Consumers unable to ignore the lure of getting more for less money have caused a resurgence in PC desktop sales, pushing annual growth rates for the last five months in the low double digits, a market research firm said Monday.
Despite the hotter notebook market, people have continued to buy desktops, as prices have fallen for computers that offer more horsepower, larger hard drives, more memory and overall better value than a year ago, Current Analysis said.
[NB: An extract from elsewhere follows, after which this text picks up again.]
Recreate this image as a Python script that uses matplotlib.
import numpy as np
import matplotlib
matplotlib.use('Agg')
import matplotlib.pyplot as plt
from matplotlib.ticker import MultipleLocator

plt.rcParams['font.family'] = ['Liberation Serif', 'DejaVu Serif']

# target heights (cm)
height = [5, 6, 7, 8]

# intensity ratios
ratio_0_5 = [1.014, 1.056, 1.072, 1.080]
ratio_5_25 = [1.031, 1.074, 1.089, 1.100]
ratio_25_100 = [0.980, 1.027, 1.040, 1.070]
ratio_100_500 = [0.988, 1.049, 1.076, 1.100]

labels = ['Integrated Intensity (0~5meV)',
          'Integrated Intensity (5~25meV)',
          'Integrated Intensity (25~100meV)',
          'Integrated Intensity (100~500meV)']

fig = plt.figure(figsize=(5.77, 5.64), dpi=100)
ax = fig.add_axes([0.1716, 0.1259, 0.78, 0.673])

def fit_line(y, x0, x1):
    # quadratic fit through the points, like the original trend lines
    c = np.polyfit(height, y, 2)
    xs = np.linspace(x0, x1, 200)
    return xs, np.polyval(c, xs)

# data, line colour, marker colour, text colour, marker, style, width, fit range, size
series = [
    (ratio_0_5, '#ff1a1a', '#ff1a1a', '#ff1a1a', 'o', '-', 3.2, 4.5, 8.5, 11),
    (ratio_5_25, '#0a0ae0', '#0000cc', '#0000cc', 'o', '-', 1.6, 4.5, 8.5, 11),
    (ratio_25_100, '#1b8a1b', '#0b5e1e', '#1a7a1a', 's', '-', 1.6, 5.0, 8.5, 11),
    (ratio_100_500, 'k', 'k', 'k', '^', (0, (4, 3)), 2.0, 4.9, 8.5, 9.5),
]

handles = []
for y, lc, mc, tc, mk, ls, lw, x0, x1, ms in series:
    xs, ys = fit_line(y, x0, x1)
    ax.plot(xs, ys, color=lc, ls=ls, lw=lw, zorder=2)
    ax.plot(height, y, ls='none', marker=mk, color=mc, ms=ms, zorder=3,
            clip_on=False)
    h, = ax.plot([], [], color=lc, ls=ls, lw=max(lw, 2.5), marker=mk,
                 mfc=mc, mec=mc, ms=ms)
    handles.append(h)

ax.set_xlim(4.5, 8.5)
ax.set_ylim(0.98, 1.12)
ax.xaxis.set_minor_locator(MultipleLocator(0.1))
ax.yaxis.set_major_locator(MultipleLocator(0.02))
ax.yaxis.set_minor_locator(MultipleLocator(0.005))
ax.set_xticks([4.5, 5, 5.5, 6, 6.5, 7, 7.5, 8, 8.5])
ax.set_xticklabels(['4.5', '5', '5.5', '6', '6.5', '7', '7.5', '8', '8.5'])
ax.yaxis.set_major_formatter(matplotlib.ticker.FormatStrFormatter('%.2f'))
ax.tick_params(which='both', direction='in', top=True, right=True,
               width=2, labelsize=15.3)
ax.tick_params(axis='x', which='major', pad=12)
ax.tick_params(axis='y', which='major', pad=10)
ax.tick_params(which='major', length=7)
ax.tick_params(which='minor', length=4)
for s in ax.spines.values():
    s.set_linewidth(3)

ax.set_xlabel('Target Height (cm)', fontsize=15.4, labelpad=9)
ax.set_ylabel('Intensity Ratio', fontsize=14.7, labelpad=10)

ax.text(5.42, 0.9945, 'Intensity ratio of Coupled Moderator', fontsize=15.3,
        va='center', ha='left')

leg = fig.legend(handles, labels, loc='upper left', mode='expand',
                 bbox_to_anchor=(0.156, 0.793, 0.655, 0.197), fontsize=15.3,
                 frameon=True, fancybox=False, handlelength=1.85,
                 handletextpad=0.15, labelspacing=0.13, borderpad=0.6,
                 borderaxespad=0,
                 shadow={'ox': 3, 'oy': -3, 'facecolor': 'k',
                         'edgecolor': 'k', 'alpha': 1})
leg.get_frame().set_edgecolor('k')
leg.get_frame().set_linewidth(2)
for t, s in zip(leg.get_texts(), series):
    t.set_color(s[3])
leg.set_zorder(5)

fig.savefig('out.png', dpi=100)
Year-to-year growth rates for U.S. retail PC sales have ranged between 10 percent and 20 percent each month from November 2005 to March 2006.
"This unforeseen resurgence of a category pronounced dead back in 2004 is attributable to several factors, but value and digital media attributes lead the pack," said Toni Duboise, analyst and author of the report said.
PC-only desktop prices have fallen as low as $199, with a computer plus monitor starting at $299. But these basic configurations, sufficient for PC applications such as Internet access, email and word processing, have not been the hottest sellers.
Instead, desktops built for digital media, whether audio, photo or video, have posted annual growth rates during the five-month period of 75 percent for computers in the $400 to $499 range, and 88 percent for those priced from $700 to $799.
PCs running Microsoft's Windows XP Media Center OS now dominate the market, accounting for 60 percent of desktops sold in U.S. retail.
"The fact that a growing number of digital media PC user require better performance and bigger storage repositories also bodes well for a sustained resurgence for the desktop space," Duboise said.